The ethnographer generally begins by studying the historical context of the people being studied , and the literature written about them. He or she learns the language in order to participate and communicate with the community in the most immediate way. Fieldwork often involves specificity in terms of what is studied. After procuring funding, going to the field site and becoming somewhat familiar with the community. Participant observation is the central way of doing this.

Ethnographic method

The process of immersing oneself in a culture is the most effective way in which other people see the world, interact with it, and interact in it. Also provides a check on the ethnographers and his or her culture's preconceptions and beliefs.

Ethnographic present

The ethnographic representation of cultures, and societies at a particular moment in time. The concept was meant as a means of calibrating time frames, and so adding precision to descriptions.

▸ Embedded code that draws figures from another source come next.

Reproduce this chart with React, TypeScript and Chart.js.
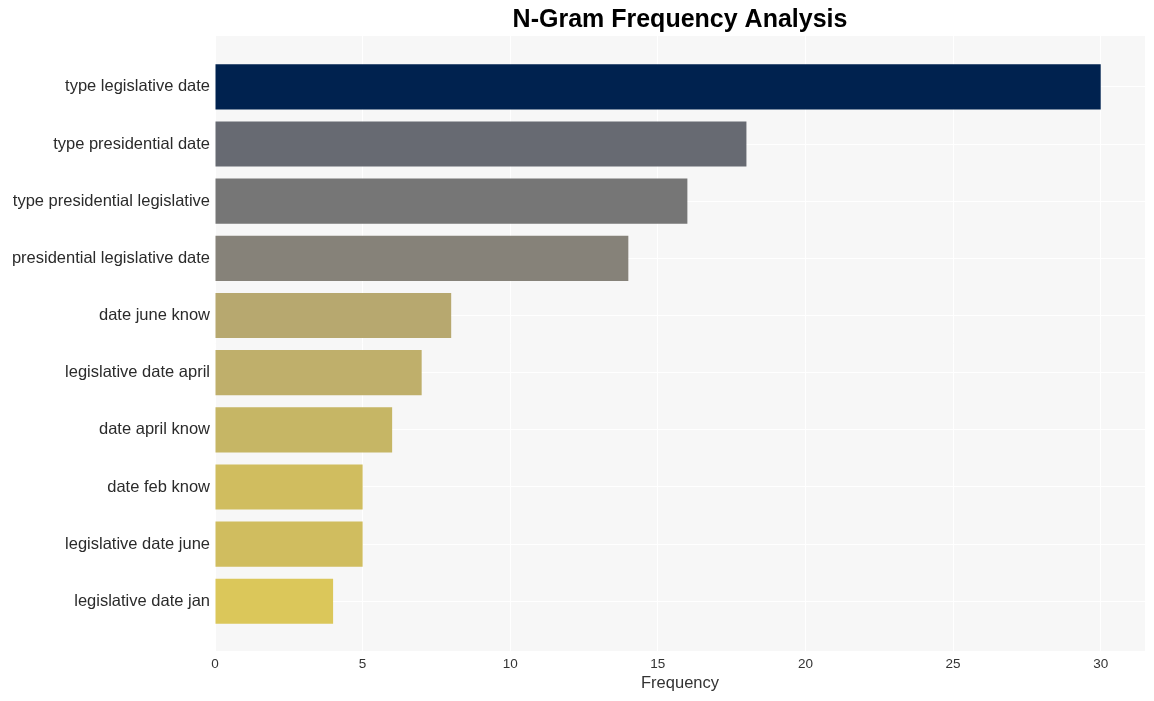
import React, { useEffect, useRef } from "react";
import { Chart, registerables } from "chart.js";

Chart.register(...registerables);

const categories = [
  "type legislative date",
  "type presidential date",
  "type presidential legislative",
  "presidential legislative date",
  "date june know",
  "legislative date april",
  "date april know",
  "date feb know",
  "legislative date june",
  "legislative date jan",
];
const frequencies = [30, 18, 16, 14, 8, 7, 6, 5, 5, 4];
const barColors = [
  "#00224f",
  "#676a72",
  "#767676",
  "#868279",
  "#b7a86f",
  "#bfaf6b",
  "#c6b665",
  "#d0bd5f",
  "#d0bd5f",
  "#dbc75a",
];
const xTicks = [0, 5, 10, 15, 20, 25, 30];
const titleText = "N-Gram Frequency Analysis";
const xTitle = "Frequency";

const FONT = "'Liberation Sans', Arial, Helvetica, sans-serif";

const bgPlugin = {
  id: "plotBg",
  beforeDraw(chart: any) {
    const { ctx, chartArea } = chart;
    ctx.save();
    ctx.fillStyle = "#f7f7f7";
    ctx.fillRect(chartArea.left, chartArea.top, chartArea.right - chartArea.left, chartArea.bottom - chartArea.top);
    ctx.restore();
  },
};

export default function App() {
  const ref = useRef<HTMLCanvasElement | null>(null);

  useEffect(() => {
    document.body.style.margin = "0";
    const canvas = ref.current;
    if (!canvas) return;
    const chart = new Chart(canvas, {
      type: "bar",
      data: {
        datasets: [
          {
            data: frequencies.map((v, i) => ({ x: v, y: i })),
            backgroundColor: barColors,
            borderWidth: 0,
            barPercentage: 0.79,
            categoryPercentage: 1,
          },
        ],
      },
      plugins: [bgPlugin],
      options: {
        indexAxis: "y",
        animation: false,
        responsive: false,
        devicePixelRatio: 1,
        layout: { padding: { left: 0, right: 9, top: 0, bottom: 0 } },
        plugins: {
          legend: { display: false },
          tooltip: { enabled: false },
          title: {
            display: true,
            text: titleText,
            fullSize: false,
            color: "#000",
            font: { family: FONT, size: 25, weight: "bold" },
            padding: { top: 5, bottom: 1 },
          },
        },
        scales: {
          x: {
            type: "linear",
            min: 0,
            max: 31.5,
            offset: false,
            grid: { color: "#ffffff", lineWidth: 1, drawTicks: false, offset: false },
            border: { display: false },
            afterBuildTicks: (scale: any) => {
              scale.ticks = xTicks.map((v) => ({ value: v }));
            },
            afterFit: (scale: any) => {
              scale.height = 50;
            },
            ticks: {
              color: "#333",
              padding: 5,
              font: { family: FONT, size: 13.5 },
            },
            title: {
              display: true,
              text: xTitle,
              color: "#333",
              font: { family: FONT, size: 16.5 },
              padding: { top: 0, bottom: 8 },
            },
          },
          y: {
            type: "linear",
            reverse: true,
            offset: false,
            min: -0.89,
            max: 9.87,
            grid: { color: "#ffffff", lineWidth: 1, drawTicks: false, offset: false },
            border: { display: false },
            afterBuildTicks: (scale: any) => {
              scale.ticks = categories.map((_, i) => ({ value: i }));
            },
            afterFit: (scale: any) => {
              scale.width = 215;
            },
            ticks: {
              color: "#2b2b2b",
              padding: 5,
              font: { family: FONT, size: 16.5 },
              callback: (v: any) => categories[Math.round(Number(v))] ?? "",
            },
          },
        },
      },
    } as any);
    return () => chart.destroy();
  }, []);

  return (
    <div style={{ width: 1154, height: 701 }}>
      <canvas ref={ref} width={1154} height={701} style={{ display: "block" }} />
    </div>
  );
}
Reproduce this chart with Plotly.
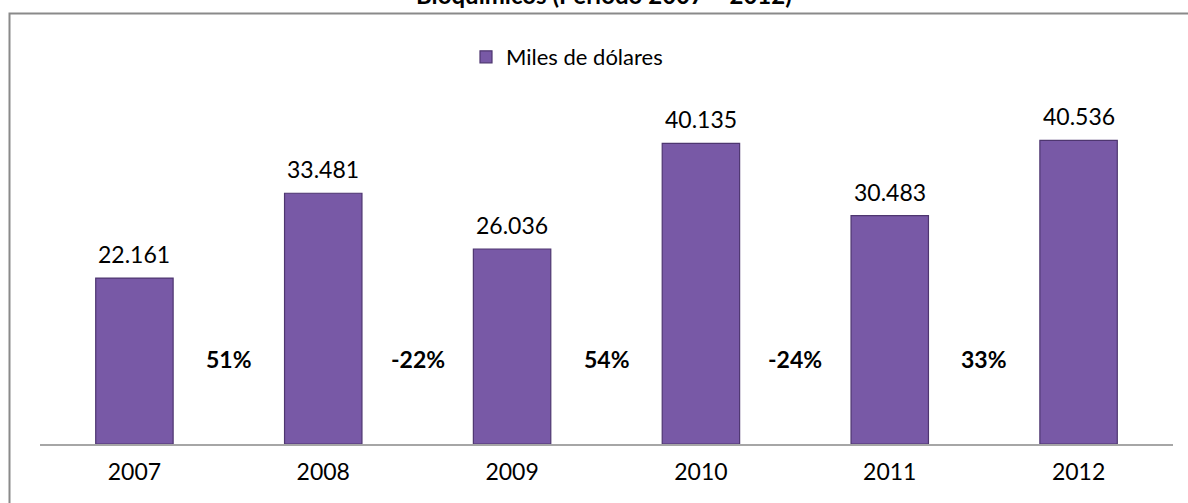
import plotly.graph_objects as go

years = ["2007", "2008", "2009", "2010", "2011", "2012"]
values = [22161, 33481, 26036, 40135, 30483, 40536]
value_labels = ["22.161", "33.481", "26.036", "40.135", "30.483", "40.536"]
growth_labels = ["51%", "-22%", "54%", "-24%", "33%"]
series_name = "Miles de dólares"
title_text = "Bioquímicos (Período 2007 – 2012)"

FONT = "Lato, Calibri, Carlito, sans-serif"
BAR = "#7859a6"

W, H = 1188, 503
ML, MR, MT, MB = 40, 15, 107, 59
pw = W - ML - MR
ph = H - MT - MB

def px_x(p):
    return (p - ML) / pw

def px_y(p):
    return (H - MB - p) / ph

xs = list(range(len(years)))

fig = go.Figure()
fig.add_trace(go.Bar(
    x=xs, y=values, name=series_name, width=0.41,
    marker=dict(color=BAR, line=dict(color="#4e3670", width=1.2)),
    showlegend=True,
))

annotations = []
for x, v, t in zip(xs, values, value_labels):
    annotations.append(dict(x=x, y=v, xref="x", yref="y", text=t, showarrow=False,
                            yanchor="bottom", yshift=8,
                            font=dict(family=FONT, size=23, color="#000000")))
for i, g in enumerate(growth_labels):
    annotations.append(dict(x=i + 0.5, y=px_y(359), xref="x", yref="paper", text="<b>" + g + "</b>",
                            showarrow=False, yanchor="middle",
                            font=dict(family=FONT, size=23, color="#000000")))
annotations.append(dict(x=px_x(604), y=px_y(-6), xref="paper", yref="paper",
                        text="<b>" + title_text + "</b>", showarrow=False,
                        xanchor="center", yanchor="middle",
                        font=dict(family=FONT, size=24, color="#000000")))

shapes = [dict(type="rect", xref="paper", yref="paper",
               x0=px_x(9.5), x1=px_x(1200), y0=px_y(520), y1=px_y(13.5),
               line=dict(color="#8a8a8a", width=2), fillcolor="rgba(0,0,0,0)", layer="below")]

fig.update_layout(
    width=W, height=H,
    margin=dict(l=ML, r=MR, t=MT, b=MB),
    paper_bgcolor="white", plot_bgcolor="white",
    font=dict(family=FONT, size=23, color="#000000"),
    xaxis=dict(range=[-0.5, 5.5], tickmode="array", tickvals=xs, ticktext=years,
               showline=True, linecolor="#a6a6a6", linewidth=2, showgrid=False,
               zeroline=False, ticks="", ticklabelstandoff=6,
               tickfont=dict(family=FONT, size=23, color="#000000")),
    yaxis=dict(range=[0, 45000], visible=False, showgrid=False, zeroline=False),
    legend=dict(orientation="h", x=px_x(466), xanchor="left", y=px_y(57), yanchor="middle",
                font=dict(family=FONT, size=22, color="#000000"), bgcolor="rgba(0,0,0,0)"),
    annotations=annotations,
    shapes=shapes,
    bargap=0.59,
)

fig.write_html("out.html", config={"displayModeBar": False},
               post_script="document.body.style.margin='0';document.body.style.overflow='hidden';")
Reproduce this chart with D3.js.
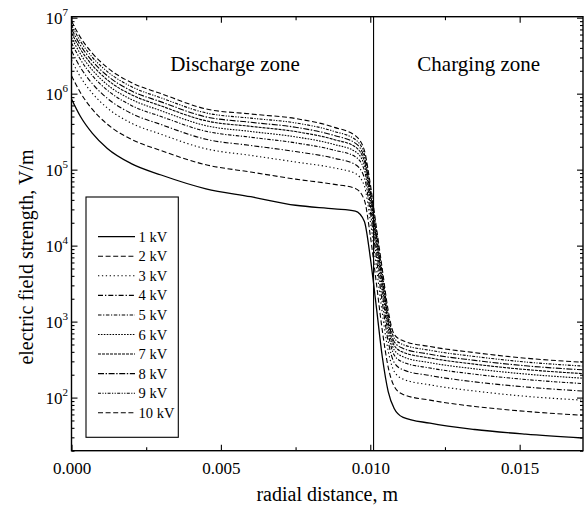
<!DOCTYPE html>
<html><head><meta charset="utf-8">
<script src="https://cdn.jsdelivr.net/npm/d3@7"></script>
<style>
body{margin:0;background:#fff}
text{font-family:"Liberation Serif","Times New Roman",serif;fill:#000}
</style>
</head><body>
<svg id="c" width="587" height="511"></svg>
<script>
// ---------- data ----------
const xs = [0, 0.0003, 0.0007, 0.0012, 0.002, 0.003, 0.0045, 0.006, 0.0075, 0.0088, 0.0095, 0.0098, 0.0100, 0.0102, 0.0104, 0.0106, 0.0108, 0.0111, 0.012, 0.0135, 0.0152, 0.0171];
const kv1  = [8.5e5, 5.0e5, 3.0e5, 1.9e5, 1.2e5, 8.5e4, 5.6e4, 4.4e4, 3.4e4, 3.05e4, 2.85e4, 2.1e4, 7.0e3, 1.6e3, 350, 120, 72, 55, 46, 38, 33, 29.4];
const kv2  = [1.72e6, 1.03e6, 6.2e5, 3.96e5, 2.51e5, 1.78e5, 1.16e5, 9.3e4, 7.5e4, 6.4e4, 5.66e4, 4.0e4, 1.36e4, 3.3e3, 778, 251, 141, 110, 92.5, 76.4, 65.9, 58.5];
const kv3  = [2.76e6, 1.66e6, 1.01e6, 6.47e5, 4.1e5, 2.92e5, 1.88e5, 1.54e5, 1.26e5, 1.05e5, 8.9e4, 6.15e4, 2.13e4, 5.37e3, 1320, 410, 221, 175, 147, 122, 104, 92.6];
const kv4  = [3.67e6, 2.21e6, 1.35e6, 8.67e5, 5.5e5, 3.92e5, 2.51e5, 2.08e5, 1.73e5, 1.41e5, 1.17e5, 7.9e4, 2.79e4, 7.18e3, 1820, 551, 290, 232, 195, 161, 138, 122];
const kv5  = [4.65e6, 2.81e6, 1.72e6, 1.11e6, 7.0e5, 5.0e5, 3.2e5, 2.67e5, 2.25e5, 1.8e5, 1.48e5, 9.9e4, 3.48e4, 9.1e3, 2380, 703, 363, 292, 245, 203, 173, 153];
const kv6  = [5.48e6, 3.32e6, 2.04e6, 1.31e6, 8.4e5, 5.96e5, 3.79e5, 3.18e5, 2.7e5, 2.14e5, 1.73e5, 1.15e5, 4.07e4, 1.08e4, 2860, 836, 425, 344, 288, 239, 204, 180];
const kv7  = [6.31e6, 3.84e6, 2.36e6, 1.52e6, 9.7e5, 6.9e5, 4.39e5, 3.71e5, 3.17e5, 2.48e5, 1.99e5, 1.3e5, 4.66e4, 1.25e4, 3360, 968, 486, 395, 332, 275, 234, 207];
const kv8  = [7.1e6, 4.33e6, 2.67e6, 1.72e6, 1.09e6, 7.8e5, 4.95e5, 4.2e5, 3.61e5, 2.81e5, 2.23e5, 1.45e5, 5.2e4, 1.41e4, 3840, 1094, 543, 444, 372, 309, 262, 232];
const kv9  = [8.0e6, 4.88e6, 3.01e6, 1.95e6, 1.24e6, 8.8e5, 5.58e5, 4.76e5, 4.12e5, 3.18e5, 2.49e5, 1.61e5, 5.82e4, 1.59e4, 4380, 1239, 608, 499, 419, 347, 294, 260];
const kv10 = [9.0e6, 5.5e6, 3.4e6, 2.2e6, 1.4e6, 1.0e6, 6.3e5, 5.4e5, 4.7e5, 3.6e5, 2.8e5, 1.8e5, 6.5e4, 1.8e4, 5.0e3, 1.4e3, 680, 560, 470, 390, 330, 292];
const seriesNames = ["1 kV","2 kV","3 kV","4 kV","5 kV","6 kV","7 kV","8 kV","9 kV","10 kV"];
const seriesValues = [kv1, kv2, kv3, kv4, kv5, kv6, kv7, kv8, kv9, kv10];
const xTicks = [0, 0.005, 0.010, 0.015];
const xTickLabels = ["0.000", "0.005", "0.010", "0.015"];
const xMinorTicks = [0.0025, 0.0075, 0.0125];
const yTickExps = [2, 3, 4, 5, 6, 7];
const zoneBoundary = 0.01011;
const zoneLabels = ["Discharge zone", "Charging zone"];

// ---------- styles ----------
const dashes = ["", "5,2.6", "1.3,2.6", "5,2,1.3,2", "3.5,1.6,1.2,1.6", "1.6,1.3", "3,1", "6,1.6,1.4,1.6", "3,1.4,1.2,1.4,1.2,1.4", "5,2.6"];

const svg = d3.select("#c");
const L = 71.5, R = 583, T = 16.7, B = 450.7;
const x = d3.scaleLinear().domain([0, 0.01712]).range([L, R]);
const y = d3.scaleLog().domain([20, 1.03e7]).range([B, T]);

// clip
svg.append("clipPath").attr("id","clip").append("rect")
  .attr("x", L).attr("y", T).attr("width", R-L).attr("height", B-T);

// curves
const line = d3.line().x(d => x(d[0])).y(d => y(d[1])).curve(d3.curveMonotoneX);
const g = svg.append("g").attr("clip-path","url(#clip)");
seriesValues.forEach((vals, i) => {
  g.append("path")
    .attr("d", line(xs.map((xv, j) => [xv, vals[j]])))
    .attr("fill","none").attr("stroke","#000")
    .attr("stroke-width", i === 0 ? 1.3 : 1.1)
    .attr("stroke-dasharray", dashes[i]);
});

// boundary line
svg.append("line").attr("x1", x(zoneBoundary)).attr("x2", x(zoneBoundary))
  .attr("y1", T).attr("y2", B).attr("stroke","#000").attr("stroke-width",1.1);

// axes
function styleAxis(sel){ sel.select(".domain").remove(); sel.selectAll("line").attr("stroke","#000").attr("stroke-width",1.1); }
const yMinor = [];
for (let e = 1; e <= 6; e++) for (let k = 2; k <= 9; k++) { const v = k*Math.pow(10,e); if (v >= 20 && v < 1.03e7) yMinor.push(v); }
const yMajor = yTickExps.map(e => Math.pow(10, e));

const ax = svg.append("g").attr("transform",`translate(0,${B})`)
  .call(d3.axisBottom(x).tickValues(xTicks).tickSize(-6).tickPadding(11).tickFormat((d,i)=>xTickLabels[i]));
styleAxis(ax);
ax.selectAll("text").attr("font-size","17px").attr("font-family","Liberation Serif");
const axm = svg.append("g").attr("transform",`translate(0,${B})`)
  .call(d3.axisBottom(x).tickValues(xMinorTicks).tickSize(-3.5).tickFormat(""));
styleAxis(axm);
const at = svg.append("g").attr("transform",`translate(0,${T})`)
  .call(d3.axisTop(x).tickValues(xTicks).tickSize(-6).tickFormat(""));
styleAxis(at);
const atm = svg.append("g").attr("transform",`translate(0,${T})`)
  .call(d3.axisTop(x).tickValues(xMinorTicks).tickSize(-3.5).tickFormat(""));
styleAxis(atm);

const ayl = svg.append("g").attr("transform",`translate(${L},0)`)
  .call(d3.axisLeft(y).tickValues(yMajor).tickSize(-6).tickFormat(""));
styleAxis(ayl);
const aylm = svg.append("g").attr("transform",`translate(${L},0)`)
  .call(d3.axisLeft(y).tickValues(yMinor).tickSize(-3).tickFormat(""));
styleAxis(aylm);
const ayr = svg.append("g").attr("transform",`translate(${R},0)`)
  .call(d3.axisRight(y).tickValues(yMajor).tickSize(-6).tickFormat(""));
styleAxis(ayr);
const ayrm = svg.append("g").attr("transform",`translate(${R},0)`)
  .call(d3.axisRight(y).tickValues(yMinor).tickSize(-3).tickFormat(""));
styleAxis(ayrm);

// y tick labels 10^n
yTickExps.forEach(e => {
  const yy = y(Math.pow(10, e));
  const t = svg.append("text").attr("x", L - 3.5).attr("y", yy + 6).attr("text-anchor","end").attr("font-size","17px");
  t.append("tspan").text("10");
  t.append("tspan").attr("font-size","11px").attr("dy", -8).text(String(e));
});

// frame
svg.append("rect").attr("x", L).attr("y", T).attr("width", R-L).attr("height", B-T)
  .attr("fill","none").attr("stroke","#000").attr("stroke-width",1.4);

// titles
svg.append("text").attr("x", (L+R)/2).attr("y", 501).attr("text-anchor","middle").attr("font-size","20px").text("radial distance, m");
svg.append("text").attr("transform","translate(33,257) rotate(-90)").attr("text-anchor","middle").attr("font-size","20px").text("electric field strength,  V/m");

// zone labels
svg.append("text").attr("x", 235).attr("y", 70.5).attr("text-anchor","middle").attr("font-size","21px").text(zoneLabels[0]);
svg.append("text").attr("x", 478.7).attr("y", 71).attr("text-anchor","middle").attr("font-size","21px").text(zoneLabels[1]);

// legend
const lg = svg.append("g");
lg.append("rect").attr("x", 86).attr("y", 197).attr("width", 92.3).attr("height", 240.3)
  .attr("fill","#fff").attr("stroke","#000").attr("stroke-width",1.1);
seriesNames.forEach((nm, i) => {
  const yy = 236.7 + i * 19.56;
  lg.append("line").attr("x1", 98).attr("x2", 135).attr("y1", yy).attr("y2", yy)
    .attr("stroke","#000").attr("stroke-width", i === 0 ? 1.3 : 1.1).attr("stroke-dasharray", dashes[i]);
  lg.append("text").attr("x", 138.5).attr("y", yy + 5).attr("font-size","14.5px").text(nm);
});
</script>
</body></html>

However, the concept has been criticized for leading to misleading portrayals of societies as though they were frozen in time, outside any historical context, and without reference to neighbouring societies or encapsulating states.

Participant observation

Long term intimate interaction with relatively small groups of people, which may allow the ethnographer to delve deeply into the complexities and subtleties of a community's social life. Anthropologists spend long periods of time living in the communities they study, sharing their lives to as an extent as possible.

Emic

Cultural representations from the point of view of the studied/ native people.

Etic

Cultural representations from the point of view of the observer of that particular native culture.

Historical Particularlism

(Franz Boas) The perspective that every culture is unique and must be studied in terms of its own uniqueness. Each culture has its own historical trajectory and can only be understood from the particularities of that trajectory. Historical particularism refers to this detailed descriptive approach, designed as an alternative to the broad generalizing approach favoured by anthropologists

Salvage Ethnography

Rationalizes the study of smaller societies and traditional ways of life based on concern that these societies and traditions are fast disappearing. Early anthropologists focused on so called primitive societies: relatively small, non-western communities which anthropologists often assumed to be primitive and simple.

Ethnocentrism

The strong tendency to view other races or cultural groups in terms of the standards of ones own race or group. The belief that ones own ethnic group or culture is superior.